*Task directions*
Write the material out again in full, word for word. Do not include the pictures.

*Source excerpt*
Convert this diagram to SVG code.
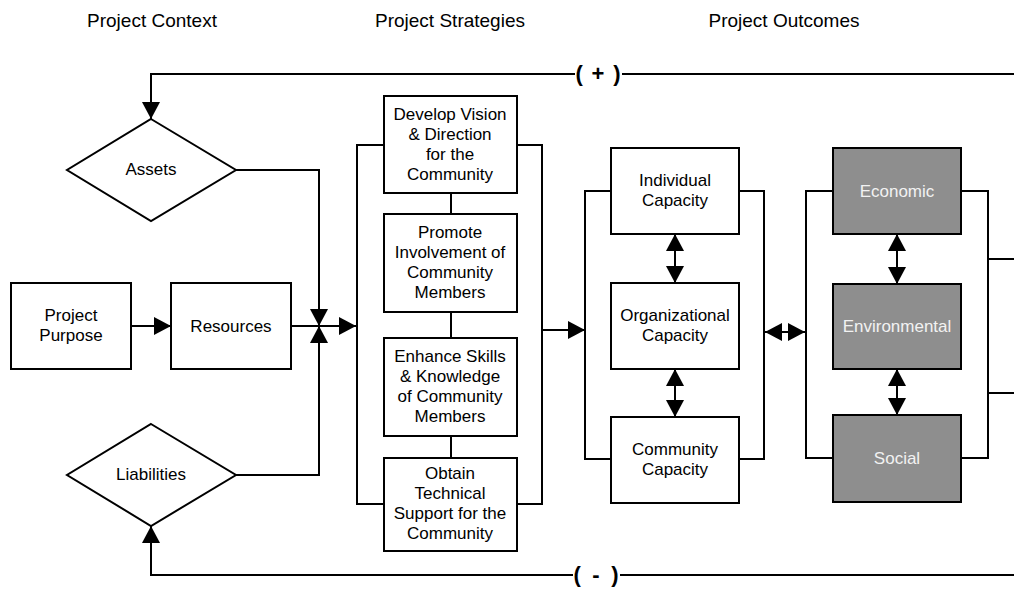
<svg xmlns="http://www.w3.org/2000/svg" width="1014" height="591" viewBox="0 0 1014 591">
<style>
.box{fill:#fff;stroke:#000;stroke-width:2}
.dark{fill:#8e8e8e;stroke:#000;stroke-width:2}
.ln{fill:none;stroke:#000;stroke-width:2}
.t{font-family:"Liberation Sans",Arial,sans-serif;font-size:17px;fill:#000;text-anchor:middle}
.tw{font-family:"Liberation Sans",Arial,sans-serif;font-size:17px;fill:#f2f2f2;text-anchor:middle}
.h{font-family:"Liberation Sans",Arial,sans-serif;font-size:19px;fill:#000;text-anchor:middle}
.sg{font-family:"Liberation Sans",Arial,sans-serif;font-size:22px;font-weight:bold;fill:#000;text-anchor:middle}
</style>
<defs>
<marker id="ah" viewBox="0 0 17 18" refX="17" refY="9" markerWidth="17" markerHeight="18" markerUnits="userSpaceOnUse" orient="auto-start-reverse">
<path d="M0,0 L17,9 L0,18 Z" fill="#000"/>
</marker>
</defs>
<rect width="1014" height="591" fill="#fff"/>

<g id="headers">
<text class="h" x="152" y="27">Project Context</text>
<text class="h" x="450" y="27">Project Strategies</text>
<text class="h" x="784" y="27">Project Outcomes</text>
</g>

<g id="connectors">
<path class="ln" d="M1014,74 H622 M575,74 H151 V119" marker-end="url(#ah)"/>
<path class="ln" d="M1014,575 H620 M573,575 H151 V526" marker-end="url(#ah)"/>
<path class="ln" d="M131,326 H171" marker-end="url(#ah)"/>
<path class="ln" d="M236,170 H319 V326" marker-end="url(#ah)"/>
<path class="ln" d="M236,475 H319 V326" marker-end="url(#ah)"/>
<path class="ln" d="M291,326 H356" marker-end="url(#ah)"/>
<path class="ln" d="M384,145 H357 V504 H384 M517,145 H542 V504 H517"/>
<path class="ln" d="M451,193 V214 M451,312 V338 M451,436 V458"/>
<path class="ln" d="M542,330 H585" marker-end="url(#ah)"/>
<path class="ln" d="M611,191 H585 V459 H611 M739,191 H764 V459 H739"/>
<path class="ln" d="M675,234 V283" marker-start="url(#ah)" marker-end="url(#ah)"/>
<path class="ln" d="M675,369 V417" marker-start="url(#ah)" marker-end="url(#ah)"/>
<path class="ln" d="M765,332 H805" marker-start="url(#ah)" marker-end="url(#ah)"/>
<path class="ln" d="M833,191 H806 V458 H833 M961,191 H988 V458 H961 M988,259 H1014 M988,393 H1014"/>
<path class="ln" d="M897,234 V284" marker-start="url(#ah)" marker-end="url(#ah)"/>
<path class="ln" d="M897,369 V415" marker-start="url(#ah)" marker-end="url(#ah)"/>
<text class="sg" x="598" y="81" textLength="45" lengthAdjust="spacing">( + )</text>
<text class="sg" x="596" y="582" textLength="45" lengthAdjust="spacing">( - )</text>
</g>

<g id="assets">
<polygon class="box" points="151,119 236,170 151,221 67,170"/>
<text class="t" x="151" y="175">Assets</text>
</g>
<g id="liabilities">
<polygon class="box" points="151,424 236,475 151,526 67,475"/>
<text class="t" x="151" y="480">Liabilities</text>
</g>
<g id="project-purpose">
<rect class="box" x="11" y="283" width="120" height="86"/>
<text class="t" x="71" y="321">Project</text>
<text class="t" x="71" y="341">Purpose</text>
</g>
<g id="resources">
<rect class="box" x="171" y="283" width="120" height="86"/>
<text class="t" x="231" y="332">Resources</text>
</g>

<g id="vision">
<rect class="box" x="384" y="96" width="133" height="97"/>
<text class="t" x="450" y="120">Develop Vision</text>
<text class="t" x="450" y="140">&amp; Direction</text>
<text class="t" x="450" y="160">for the</text>
<text class="t" x="450" y="180">Community</text>
</g>
<g id="involvement">
<rect class="box" x="384" y="214" width="133" height="98"/>
<text class="t" x="450" y="238">Promote</text>
<text class="t" x="450" y="258">Involvement of</text>
<text class="t" x="450" y="278">Community</text>
<text class="t" x="450" y="298">Members</text>
</g>
<g id="skills">
<rect class="box" x="384" y="338" width="133" height="98"/>
<text class="t" x="450" y="362">Enhance Skills</text>
<text class="t" x="450" y="382">&amp; Knowledge</text>
<text class="t" x="450" y="402">of Community</text>
<text class="t" x="450" y="422">Members</text>
</g>
<g id="technical">
<rect class="box" x="384" y="458" width="133" height="93"/>
<text class="t" x="450" y="479">Obtain</text>
<text class="t" x="450" y="499">Technical</text>
<text class="t" x="450" y="519">Support for the</text>
<text class="t" x="450" y="539">Community</text>
</g>

<g id="individual">
<rect class="box" x="611" y="148" width="128" height="86"/>
<text class="t" x="675" y="186">Individual</text>
<text class="t" x="675" y="206">Capacity</text>
</g>
<g id="organizational">
<rect class="box" x="611" y="283" width="128" height="86"/>
<text class="t" x="675" y="321">Organizational</text>
<text class="t" x="675" y="341">Capacity</text>
</g>
<g id="community">
<rect class="box" x="611" y="417" width="128" height="86"/>
<text class="t" x="675" y="455">Community</text>
<text class="t" x="675" y="475">Capacity</text>
</g>

<g id="economic">
<rect class="dark" x="833" y="148" width="128" height="86"/>
<text class="tw" x="897" y="197">Economic</text>
</g>
<g id="environmental">
<rect class="dark" x="833" y="284" width="128" height="85"/>
<text class="tw" x="897" y="332">Environmental</text>
</g>
<g id="social">
<rect class="dark" x="833" y="415" width="128" height="87"/>
<text class="tw" x="897" y="464">Social</text>
</g>
</svg>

*Task solution*
Convert this diagram to SVG code.
<svg xmlns="http://www.w3.org/2000/svg" width="1014" height="591" viewBox="0 0 1014 591">
<style>
.box{fill:#fff;stroke:#000;stroke-width:2}
.dark{fill:#8e8e8e;stroke:#000;stroke-width:2}
.ln{fill:none;stroke:#000;stroke-width:2}
.t{font-family:"Liberation Sans",Arial,sans-serif;font-size:17px;fill:#000;text-anchor:middle}
.tw{font-family:"Liberation Sans",Arial,sans-serif;font-size:17px;fill:#f2f2f2;text-anchor:middle}
.h{font-family:"Liberation Sans",Arial,sans-serif;font-size:19px;fill:#000;text-anchor:middle}
.sg{font-family:"Liberation Sans",Arial,sans-serif;font-size:22px;font-weight:bold;fill:#000;text-anchor:middle}
</style>
<defs>
<marker id="ah" viewBox="0 0 17 18" refX="17" refY="9" markerWidth="17" markerHeight="18" markerUnits="userSpaceOnUse" orient="auto-start-reverse">
<path d="M0,0 L17,9 L0,18 Z" fill="#000"/>
</marker>
</defs>
<rect width="1014" height="591" fill="#fff"/>

<g id="headers">
<text class="h" x="152" y="27">Project Context</text>
<text class="h" x="450" y="27">Project Strategies</text>
<text class="h" x="784" y="27">Project Outcomes</text>
</g>

<g id="connectors">
<path class="ln" d="M1014,74 H622 M575,74 H151 V119" marker-end="url(#ah)"/>
<path class="ln" d="M1014,575 H620 M573,575 H151 V526" marker-end="url(#ah)"/>
<path class="ln" d="M131,326 H171" marker-end="url(#ah)"/>
<path class="ln" d="M236,170 H319 V326" marker-end="url(#ah)"/>
<path class="ln" d="M236,475 H319 V326" marker-end="url(#ah)"/>
<path class="ln" d="M291,326 H356" marker-end="url(#ah)"/>
<path class="ln" d="M384,145 H357 V504 H384 M517,145 H542 V504 H517"/>
<path class="ln" d="M451,193 V214 M451,312 V338 M451,436 V458"/>
<path class="ln" d="M542,330 H585" marker-end="url(#ah)"/>
<path class="ln" d="M611,191 H585 V459 H611 M739,191 H764 V459 H739"/>
<path class="ln" d="M675,234 V283" marker-start="url(#ah)" marker-end="url(#ah)"/>
<path class="ln" d="M675,369 V417" marker-start="url(#ah)" marker-end="url(#ah)"/>
<path class="ln" d="M765,332 H805" marker-start="url(#ah)" marker-end="url(#ah)"/>
<path class="ln" d="M833,191 H806 V458 H833 M961,191 H988 V458 H961 M988,259 H1014 M988,393 H1014"/>
<path class="ln" d="M897,234 V284" marker-start="url(#ah)" marker-end="url(#ah)"/>
<path class="ln" d="M897,369 V415" marker-start="url(#ah)" marker-end="url(#ah)"/>
<text class="sg" x="598" y="81" textLength="45" lengthAdjust="spacing">( + )</text>
<text class="sg" x="596" y="582" textLength="45" lengthAdjust="spacing">( - )</text>
</g>

<g id="assets">
<polygon class="box" points="151,119 236,170 151,221 67,170"/>
<text class="t" x="151" y="175">Assets</text>
</g>
<g id="liabilities">
<polygon class="box" points="151,424 236,475 151,526 67,475"/>
<text class="t" x="151" y="480">Liabilities</text>
</g>
<g id="project-purpose">
<rect class="box" x="11" y="283" width="120" height="86"/>
<text class="t" x="71" y="321">Project</text>
<text class="t" x="71" y="341">Purpose</text>
</g>
<g id="resources">
<rect class="box" x="171" y="283" width="120" height="86"/>
<text class="t" x="231" y="332">Resources</text>
</g>

<g id="vision">
<rect class="box" x="384" y="96" width="133" height="97"/>
<text class="t" x="450" y="120">Develop Vision</text>
<text class="t" x="450" y="140">&amp; Direction</text>
<text class="t" x="450" y="160">for the</text>
<text class="t" x="450" y="180">Community</text>
</g>
<g id="involvement">
<rect class="box" x="384" y="214" width="133" height="98"/>
<text class="t" x="450" y="238">Promote</text>
<text class="t" x="450" y="258">Involvement of</text>
<text class="t" x="450" y="278">Community</text>
<text class="t" x="450" y="298">Members</text>
</g>
<g id="skills">
<rect class="box" x="384" y="338" width="133" height="98"/>
<text class="t" x="450" y="362">Enhance Skills</text>
<text class="t" x="450" y="382">&amp; Knowledge</text>
<text class="t" x="450" y="402">of Community</text>
<text class="t" x="450" y="422">Members</text>
</g>
<g id="technical">
<rect class="box" x="384" y="458" width="133" height="93"/>
<text class="t" x="450" y="479">Obtain</text>
<text class="t" x="450" y="499">Technical</text>
<text class="t" x="450" y="519">Support for the</text>
<text class="t" x="450" y="539">Community</text>
</g>

<g id="individual">
<rect class="box" x="611" y="148" width="128" height="86"/>
<text class="t" x="675" y="186">Individual</text>
<text class="t" x="675" y="206">Capacity</text>
</g>
<g id="organizational">
<rect class="box" x="611" y="283" width="128" height="86"/>
<text class="t" x="675" y="321">Organizational</text>
<text class="t" x="675" y="341">Capacity</text>
</g>
<g id="community">
<rect class="box" x="611" y="417" width="128" height="86"/>
<text class="t" x="675" y="455">Community</text>
<text class="t" x="675" y="475">Capacity</text>
</g>

<g id="economic">
<rect class="dark" x="833" y="148" width="128" height="86"/>
<text class="tw" x="897" y="197">Economic</text>
</g>
<g id="environmental">
<rect class="dark" x="833" y="284" width="128" height="85"/>
<text class="tw" x="897" y="332">Environmental</text>
</g>
<g id="social">
<rect class="dark" x="833" y="415" width="128" height="87"/>
<text class="tw" x="897" y="464">Social</text>
</g>
</svg>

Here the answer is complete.